VARIOUS OLD DEAD FELLERS
A CENTURY OF BLUES
EMI
****

“ALWAYS keep a-hold of Nurse,” Hilaire Belloc famously counselled, “for fear of finding something worse.” A point well taken by the audience which has dutifully filed into the Apollo, crocodile-style, two by two. You know where you are with Gabrielle. Modern R&B is populated by the uncanny likes of Missy Elliot, who do strange and frightening new things. Cosy, reliable Gabrielle is not just Nurse, she's Matron.
 Musically, Gabrielle works in the comforting tradition of Dionne Warwick and Diana Ross, although she rarely achieves their thrilling level of delicacy and finesse. She understands melody and understatement, certainly. But you can only take understatement so far before you stop making any kind of statement at all.
 Gabrielle sings about sunshine a lot. She is so sunnily middle-of-the road you could use her to illuminate a traffic island. If you like nice, you'll like Gabrielle. She is niceness personified, making nice soul music for all these nice couples. It's not unpleasant, just unexciting. For me, at least. Everybody else seems enraptured. I feel as if I've fallen asleep in the bath.
 Her comeback hit, Rise, is pretty enough, but then she segues into an ill-advised version of Knockin' On Heaven's Door which makes it sound as if she's dropped round at God's place for a cuppa.
 Things get going a bit when, during a medley of Sly Stone and Jacksons covers, Gabrielle performs a combination duck walk/high kick across the front of the stage. Considering the snug fit of the lady's trews, this is edge-of the-seat stuff. You can only applaud her bravura. If the whole show had been conducted with that much gusto, it might have been a fair night out.
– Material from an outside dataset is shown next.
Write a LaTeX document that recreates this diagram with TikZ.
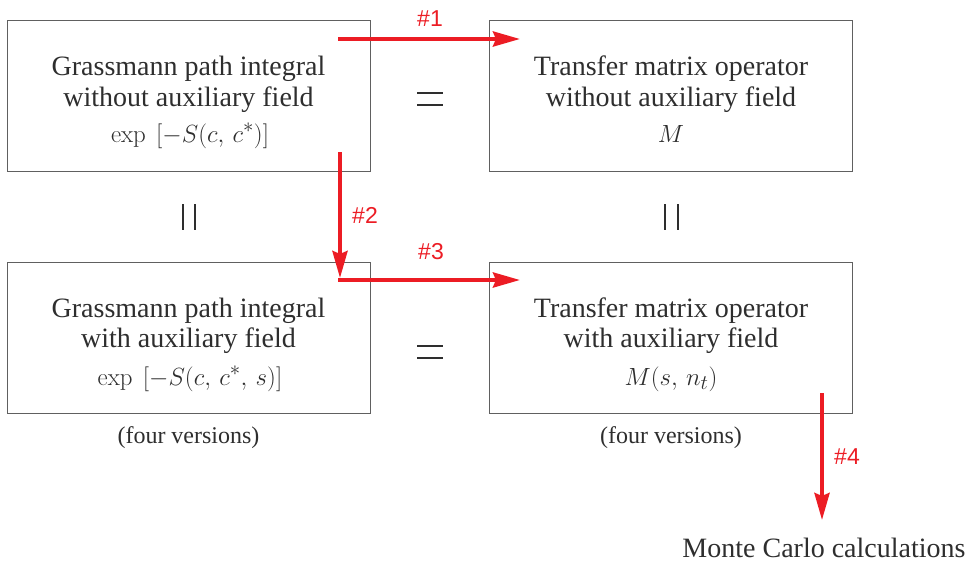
\documentclass[tikz,border=0pt]{standalone}
\usepackage[no-math]{fontspec}
\setmainfont{Liberation Serif}
\newfontfamily\labfont{Liberation Sans}
\usetikzlibrary{arrows.meta}
\definecolor{txt}{HTML}{2E2E2E}
\definecolor{boxc}{HTML}{606060}
\definecolor{arr}{HTML}{EC1C24}
\tikzset{
  box/.style={draw=boxc, line width=1pt, minimum width=363pt, minimum height=151pt, inner sep=0pt},
  main/.style={text=txt, font=\fontsize{28}{28}\selectfont, inner sep=0pt, anchor=base},
  small/.style={text=txt, font=\fontsize{24}{24}\selectfont, inner sep=0pt, anchor=base},
  mth/.style={text=txt, font=\fontsize{24.88}{24.88}\selectfont, inner sep=0pt, anchor=base},
  eqline/.style={draw=txt, line width=2pt},
  redarrow/.style={draw=arr, line width=4pt, -{Stealth[length=27pt,width=15pt,inset=3pt]}},
  rlab/.style={text=arr, font=\labfont\fontsize{23}{23}\selectfont, inner sep=0pt},
}
\begin{document}
\begin{tikzpicture}[x=1pt,y=-1pt]
\useasboundingbox (0,0) rectangle (969,565);
% boxes
\node[box] (tl) at (188.5,96) {};
\node[box] (tr) at (671,96) {};
\node[box] (bl) at (188.5,337.5) {};
\node[box] (br) at (671,337.5) {};
% texts top-left
\node[main] (tl1) at (188.5,75) {Grassmann path integral};
\node[main] (tl2) at (188.5,106) {without auxiliary field};
\node[mth] (tl3) at (190,142) {$\exp\ \,[-S(c,\,c^{*})]$};
% top-right
\node[main] (tr1) at (671,75) {Transfer matrix operator};
\node[main] (tr2) at (671,106) {without auxiliary field};
\node[mth] (tr3) at (671,142) {$M$};
% bottom-left
\node[main] (bl1) at (188.5,317) {Grassmann path integral};
\node[main] (bl2) at (188.5,347) {with auxiliary field};
\node[mth] (bl3) at (190,385) {$\exp\ \,[-S(c,\,c^{*},\,s)]$};
% bottom-right
\node[main] (br1) at (671,317) {Transfer matrix operator};
\node[main] (br2) at (671,347) {with auxiliary field};
\node[mth] (br3) at (671,385) {$M(s,\,n_t)$};
% equal signs (drawn)
\coordinate (e1a) at (417,93);  \coordinate (e1b) at (443,93);
\coordinate (e1c) at (417,105); \coordinate (e1d) at (443,105);
\draw[eqline] (e1a) -- (e1b) (e1c) -- (e1d);
\coordinate (e2a) at (417,346);  \coordinate (e2b) at (443,346);
\coordinate (e2c) at (417,358); \coordinate (e2d) at (443,358);
\draw[eqline] (e2a) -- (e2b) (e2c) -- (e2d);
\coordinate (e3a) at (182.5,204); \coordinate (e3b) at (182.5,230);
\coordinate (e3c) at (195,204);   \coordinate (e3d) at (195,230);
\draw[eqline] (e3a) -- (e3b) (e3c) -- (e3d);
\coordinate (e4a) at (665,204); \coordinate (e4b) at (665,230);
\coordinate (e4c) at (677.5,204);   \coordinate (e4d) at (677.5,230);
\draw[eqline] (e4a) -- (e4b) (e4c) -- (e4d);
% four versions
\node[small] (fv1) at (188.5,443) {(four versions)};
\node[small] (fv2) at (671,443) {(four versions)};
% Monte Carlo
\node[main] (mc) at (824,557) {Monte Carlo calculations};
% arrow coordinates
\coordinate (a1s) at (338,39);
\coordinate (a1e) at (520,39);
\coordinate (a2s) at (340,152);
\coordinate (a2e) at (340,278);
\coordinate (a3s) at (338,280);
\coordinate (a3e) at (520,280);
\coordinate (a4s) at (822,393);
\coordinate (a4e) at (822,520);
\draw[redarrow] (a1s) -- (a1e);
\draw[redarrow] (a2s) -- (a2e);
\draw[redarrow] (a3s) -- (a3e);
\draw[redarrow] (a4s) -- (a4e);
\node[rlab] (l1) at (430,19) {\#1};
\node[rlab] (l2) at (365,215) {\#2};
\node[rlab] (l3) at (431,252) {\#3};
\node[rlab] (l4) at (847,457) {\#4};
\end{tikzpicture}
\end{document}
As it is, only the immediate unbanning of amphetamines could perk me up by the end of it.
 Another compelling argument for the legalisation of drugs is also one of the least frequently invoked: that it will stop drugs bores banging on about it. The offence of smoking marijuana, for instance, should be abolished altogether, and replaced by the offence of discussing it.
 Over the years we have been blathered and bleated at by hemp loving luminaries ranging from Woody Harrelson to Ali G, who has lately been adopted as a figurehead by the Free The Weed mob, despite the fact that he doesn't actually exist. Still, to people for whom the concept of reality is nebulous at best, this is hardly a blowback. Drawback, I mean.
 Waccy baccy has had no more assiduous champions than the Californian rap outfit Cypress Hill, who have now reached their sixth album, Stoned Raiders, without ever changing the subject.
 The good thing about Cypress Hill is that you don't have to listen to the words, which are a load of old Rizlas anyway. Their records sound great and always have done. Producer Muggs ranks among the most consistently inventive music makers in the genre. His bandmates' high pitched Chicano drawls have a cartoonish quality which becomes deliciously sinister when set against Muggs's gothic hip hop backing.
 Stoned Raiders, which fluently encompasses the current rap-metal sound without succumbing to its clichés, is well up to their customary standards. Guest slots are filled by such narcotic-friendly notables as Redman, Method Man, Kurupt and Kokane, the last having named himself after a compound which does wonders for your self confidence but little for your spelling.
 Cypress Hill could go on indefinitely (dopers generally do.) Quite possibly they'll still be performing as grizzled ancients, on the lines of the men whose work fills A Century Of Blues. Men like Muddy Waters, John Lee Hooker, Memphis Slim and Freddie King, who persevered so long into their dotage that we forgot that they were ever young.
 Despite its title, this three-CD box set is no authoritative blues history. It features not a single woman, and nothing recorded before 1939 - no sign of crucial early figures Robert Johnson, Big Bill Broonzy and Deaf Plumcake Tapperwill (who, to be fair, was probably left off because I made him up.) Instead, this haphazard collection skews a little too much towards the British Blues Boom (Manfred Mann's Smokestack Lightning is no substitute for Howlin' Wolf's.) Plus there are no sleevenotes, and the cover bears an unnerving resemblance to that of Dire Straits' Brothers In Arms.
 That's what's wrong with it. What's right with it is that there is still a glut of wonderful recordings on here. Alongside the big names are featured lesser-known figures such as boogie-woogie pianist Meade Lux Lewis, and underrated titans Son House and Sonny Terry & Brownie McGhee. Even better, at a tenner a go, it scores pretty high on the Desperate Last-Minute Present Hunt scale. Nothing says "Christmas" quite like the strains of Floyd Dixon's Tired, Broke And Busted echoing around the tinsel.